Part of the cause is the looseness inherent in the kinds of financial transactions we engage in. There’s an organizational culture multiplier around how we act when money changes hands: years couldn’t pass if there were a real customer waiting to buy a real product from that program officer.  “Budgets” are just that – intentions and plans – and they operate with a different logic and profoundly less urgency than accounts payable and working capital. We convince ourselves that we are prioritizing getting things right, when all we’re really doing is letting another month slip by.

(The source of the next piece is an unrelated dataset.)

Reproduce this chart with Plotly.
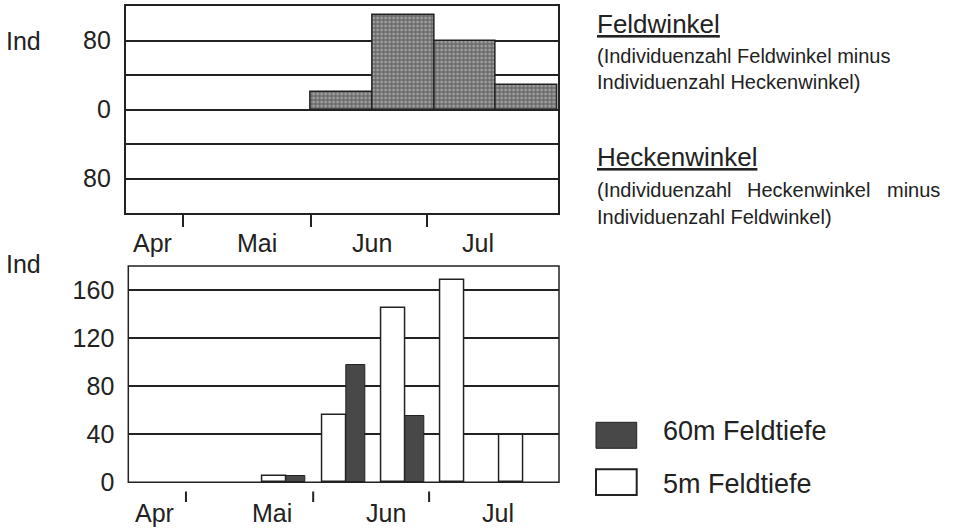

Because we mostly lack the tight and consistent drumbeat of traditional financial transactions – of buying and selling – we have to do extra work to create cultures of hard deadlines. These days we talk a good game about moving fast and being nimble, but the pendulum is just starting to swing in the right direction. To keep the momentum going, we need to make sure we ask ourselves questions like:

  • When we have a deadline, what happens when our intention to move fast hits up against our desire to get things right?
  • How often do we break an established process to keep a promise to make a call by a given date and time?
  • When a key decision-maker is unavailable to join a decision-making meeting, does the meeting get rescheduled?
  • Do we regularly track and review the external promises we make and how good we are at keeping them?
  • If we posed a free response question to our customers asking them to describe us, how sure are we that nobody would say “slow”?

Often we’re so busy asking those around us about their process and their results that we forget to look at ourselves in the mirror.